The catch is that under a fixed-rate system a country yields some or all of its monetary independence. In the case of euro-bloc countries this means yielding to the European Central Bank, and for dollar-bloc countries to the U.S. Federal Reserve.
This is what China has done with its yuan peg to the dollar. By maintaining a fixed yuan-dollar rate, China has subcontracted much of its monetary discretion to the Fed in return for the benefits of exchange-rate stability. For more than a decade, this has served the world economy well, leading to an explosion of trade, cheaper goods for Americans that have raised U.S. living standards, and new prosperity for tens of millions of Chinese.
Read the entire article, with special attention to how a market solution may be the answer to the problem,
China’s build-up in dollar reserves is contributing to the world’s anger at China, and it represents a huge misallocation of global resources. Instead of letting its dollar reserves find their best private investment use, China uses them to buy U.S. Treasury bills or Fannie Mae securities.

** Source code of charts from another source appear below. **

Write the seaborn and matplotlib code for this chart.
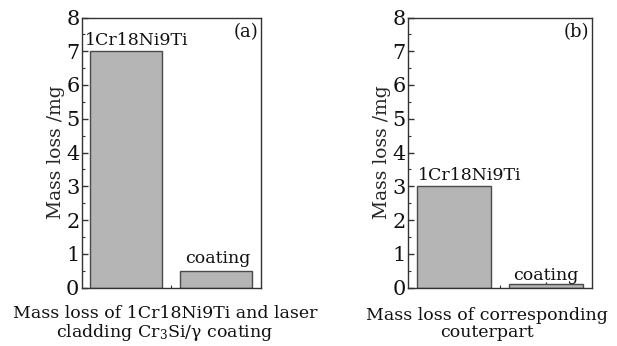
import matplotlib
matplotlib.use("Agg")
import matplotlib.pyplot as plt
from matplotlib.ticker import MultipleLocator, FixedLocator
import seaborn as sns
import pandas as pd

# Data
categories = ["1Cr18Ni9Ti", "coating"]
loss_a = [7.0, 0.5]
loss_b = [3.0, 0.1]
ylabel = "Mass loss /mg"
xlabel_a = "Mass loss of 1Cr18Ni9Ti and laser\ncladding Cr$_3$Si/γ coating"
xlabel_b = "Mass loss of corresponding\ncouterpart"
panel_tags = ["(a)", "(b)"]

sns.set_theme(style="ticks")
plt.rcParams["font.family"] = ["DejaVu Serif"]
plt.rcParams["mathtext.fontset"] = "dejavuserif"

fig = plt.figure(figsize=(6.17, 3.46), dpi=100)
W, H = 617, 346

def add_ax(x0, x1, y0, y1):
    return fig.add_axes([x0 / W, 1 - y1 / H, (x1 - x0) / W, (y1 - y0) / H])

ax_a = add_ax(81.5, 261, 17.5, 287.5)
ax_b = add_ax(407.7, 592, 17.5, 287.5)

bar_color = "#b5b5b5"
edge_color = "#4a4a4a"

for ax, vals, tag in [(ax_a, loss_a, panel_tags[0]), (ax_b, loss_b, panel_tags[1])]:
    df = pd.DataFrame({"sample": categories, "loss": vals})
    sns.barplot(data=df, x="sample", y="loss", color=bar_color, edgecolor=edge_color,
                linewidth=1.0, width=0.8, saturation=1, ax=ax)
    ax.set_xlim(-0.5, 1.5)
    ax.set_ylim(0, 8)
    ax.yaxis.set_major_locator(MultipleLocator(1))
    ax.yaxis.set_minor_locator(MultipleLocator(0.5))
    ax.xaxis.set_major_locator(FixedLocator([0, 1]))
    ax.xaxis.set_minor_locator(FixedLocator([0.5]))
    ax.set_xticklabels([])
    ax.set_xlabel("")
    ax.set_ylabel(ylabel, fontsize=13.5, labelpad=1)
    ax.tick_params(axis="both", which="major", direction="in", length=4, width=1,
                   color="#333333", labelsize=15, pad=1.5, labelcolor="#111111")
    ax.tick_params(axis="both", which="minor", direction="in", length=2.5, width=0.8,
                   color="#333333")
    ax.tick_params(axis="x", which="both", bottom=True, top=False)
    ax.tick_params(axis="y", which="both", left=True, right=False)
    for s in ax.spines.values():
        s.set_visible(True)
        s.set_color("#333333")
        s.set_linewidth(1.0)
    ax.text(0.985, 0.945, tag, transform=ax.transAxes, ha="right", va="center",
            fontsize=13, color="#111111")

# bar annotations
ax_a.text(0.12, 7.08, categories[0], ha="center", va="bottom", fontsize=12.5, color="#111111")
ax_a.text(1.02, 0.72, categories[1], ha="center", va="baseline", fontsize=12.5, color="#111111")
ax_b.text(0.17, 3.2, categories[0], ha="center", va="baseline", fontsize=12.5, color="#111111")
ax_b.text(1.0, 0.22, categories[1], ha="center", va="baseline", fontsize=12.5, color="#111111")

fig.text(165 / W, 1 - 324 / H, xlabel_a, ha="center", va="center", fontsize=12.5,
         linespacing=1.05, color="#111111")
fig.text(487 / W, 1 - 324 / H, xlabel_b, ha="center", va="center", fontsize=12.5,
         linespacing=1.05, color="#111111")

fig.savefig("out.png", dpi=100)
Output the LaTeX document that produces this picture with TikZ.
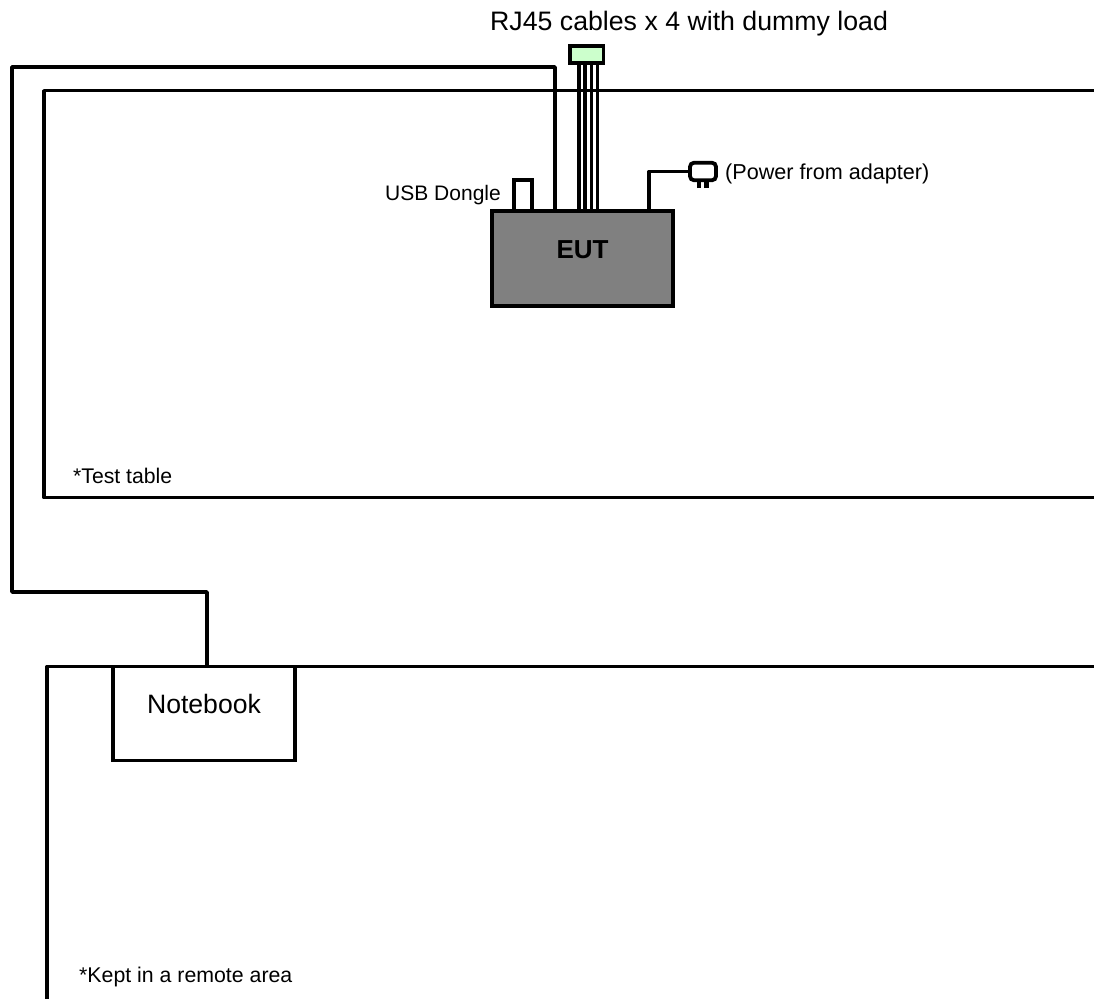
\documentclass[tikz,border=0pt]{standalone}
\usepackage{fontspec}
\setmainfont{Liberation Sans}
\tikzset{
  wire/.style={line width=3.8pt, line join=round},
  boxed/.style={draw, line width=3.8pt, inner sep=0pt},
  lbl/.style={inner sep=0pt, anchor=west}
}
\newcommand{\fs}[1]{\fontsize{#1}{#1}\selectfont}
\begin{document}
\begin{tikzpicture}[x=1pt, y=-1pt]
  \useasboundingbox (0,0) rectangle (1094,999);

  % Test table and remote area, both open on the right
  \draw[wire, line width=3.4pt] (1094,90.7) -- (44,90.7) -- (44,497.7) -- (1094,497.7);
  \draw[wire] (1094,666.5) -- (47,666.5) -- (47,999);

  % Devices
  \node[boxed, fill=white, minimum width=182pt, minimum height=94pt, font=\fs{26.6}, text depth=20pt] (notebook) at (204,713.5) {Notebook};
  \node[boxed, fill=black!50, minimum width=181pt, minimum height=95pt, font=\fs{26}\bfseries, text depth=18pt] (eut) at (582.5,258.5) {EUT};
  \node[boxed, minimum width=18pt, minimum height=31pt] (dongle) at (523,195.5) {};
  \node[boxed, fill=green!20, minimum width=33.5pt, minimum height=17pt] (load) at (586.8,54.5) {};
  \node[boxed, rounded corners=4pt, minimum width=26pt, minimum height=17.5pt] (plug) at (703,171.5) {};

  % Plug prongs
  \foreach \i/\x in {1/699, 2/706.5} {
    \coordinate (prong\i) at (\x,188);
    \draw[wire, line width=4.4pt] (prong\i) -- (prong\i |- plug.south);
  }

  % RJ45 cables
  \foreach \i/\x in {1/579.2, 2/585.3, 3/591.4, 4/597.5} {
    \coordinate (rj\i) at (\x,211);
    \draw[wire] (rj\i |- load.south) -- (rj\i);
  }

  % USB cable and power cable
  \coordinate (usbtop) at (555,211);
  \coordinate (pwrtop) at (649,211);
  \draw[wire] (usbtop) -- (555,67) -- (12,67) -- (12,592) -- (207,592) -- (notebook.north -| 207,0);
  \draw[wire] (pwrtop) |- (plug.west);

  % Labels
  \node[font=\fs{21}, anchor=east, inner sep=0pt] (donglelbl) at (501,195) {USB Dongle};
  \node[font=\fs{21.6}, lbl] (plugbl) at (725,174) {(Power from adapter)};
  \node[font=\fs{26.7}, lbl] (loadlbl) at (490,24) {RJ45 cables x 4 with dummy load};
  \node[font=\fs{21.2}, lbl] (tablelbl) at (73,476) {*Test table};
  \node[font=\fs{21.3}, lbl] (remotelbl) at (79,977) {*Kept in a remote area};
\end{tikzpicture}
\end{document}
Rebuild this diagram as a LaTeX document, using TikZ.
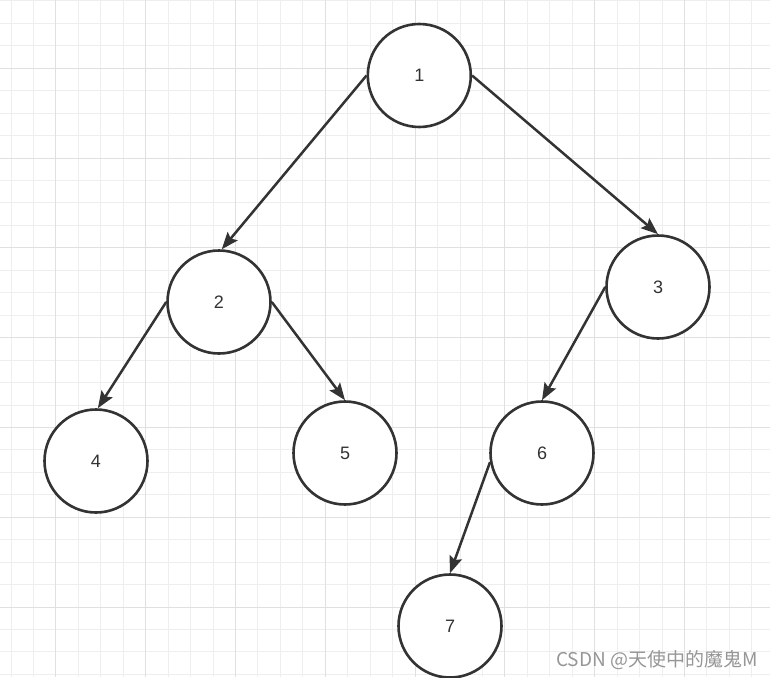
\documentclass[tikz,border=0pt]{standalone}
\usepackage{fontspec}
\setmainfont{Liberation Sans}
\newfontfamily\cjkfont{Noto Sans CJK SC}
\usetikzlibrary{arrows.meta}
\definecolor{minorgrid}{RGB}{238,238,238}
\definecolor{majorgrid}{RGB}{224,224,224}
\definecolor{ink}{RGB}{51,51,51}
\definecolor{wm}{RGB}{150,150,150}
\tikzset{
  treenode/.style={circle, draw=ink, line width=2.6pt, fill=white, minimum size=103pt, inner sep=0pt,
    font=\fontsize{18}{18}\selectfont, text=ink},
  edge/.style={draw=ink, line width=2.5pt, -{Stealth[length=17pt, width=13pt, inset=3pt]}},
  minorline/.style={draw=minorgrid, line width=1pt},
  majorline/.style={draw=majorgrid, line width=1pt}
}
\begin{document}
\begin{tikzpicture}[x=1pt, y=-1pt]
\useasboundingbox (0,0) rectangle (770,677);
\fill[white] (0,0) rectangle (770,677);
% grid
\foreach \k in {0,...,34} {
  \draw[minorline] ({11+22.45*\k},0) -- ({11+22.45*\k},677);
}
\foreach \k in {0,...,30} {
  \draw[minorline] (0,{0.9+22.45*\k}) -- (770,{0.9+22.45*\k});
}
\foreach \m in {0,...,8} {
  \draw[majorline] ({55.9+89.8*\m},0) -- ({55.9+89.8*\m},677);
}
\foreach \m in {0,...,7} {
  \draw[majorline] (0,{68.25+89.8*\m}) -- (770,{68.25+89.8*\m});
}
% nodes
\node[treenode] (n1) at (419.3,75.5) {1};
\node[treenode] (n2) at (219,302) {2};
\node[treenode] (n3) at (658,287) {3};
\node[treenode] (n4) at (96,461) {4};
\node[treenode] (n5) at (345,453) {5};
\node[treenode] (n6) at (542,453) {6};
\node[treenode] (n7) at (450,626) {7};
% edges
\draw[edge] (n1.west) -- (n2.87);
\draw[edge] (n1.east) -- (n3.north);
\draw[edge] (n2.west) -- (n4.88);
\draw[edge] (n2.east) -- (n5.north);
\draw[edge] (n3.west) -- (n6.north);
\draw[edge] (n6.190) -- (n7.north);
% watermark
\node[anchor=base west, inner sep=0pt, text=wm, font=\cjkfont\fontsize{19}{19}\selectfont] (wmark) at (556,666) {CSDN @天使中的魔鬼M};
\end{tikzpicture}
\end{document}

One solution would be to make the yuan convertible, and let capital and trade flows adjust through private markets rather than the Chinese central bank. This is how Germany recycles its trade surplus. A one-time small revaluation to, say, 6.5 yuan to the dollar accompanied by convertibility would help with global adjustment while avoiding the perils of Japan-like deflation.
The Chinese government resists open capital markets because it fears less political control. At least at first a convertible yuan might also lead to a surge in capital outflows from China as Chinese companies and individuals diversified their currency holdings and investments. But over time, and probably quickly, markets would adjust and reach a new equilibrium. Convertibility would also increase the domestic pressure for China to further liberalize its financial system.
This is where the U.S. should put its diplomatic pressure, rather than on the exchange rate. Even better would be a joint U.S. Treasury-Chinese declaration on behalf of such a policy shift, which would give credibility to the new monetary arrangement.
It would be interesting to see the effect of a surge in capital outflows from China on the economies of our hemisphere, since the Chinese have been investing heavily in producers of raw materials, mines, and commodities. The dangers of volatility and political risk are holding back a lot of investments, but would the increase in outflow make investors less risk-adverse?
Either way, the answer does not lie in Keynesian-type solutions.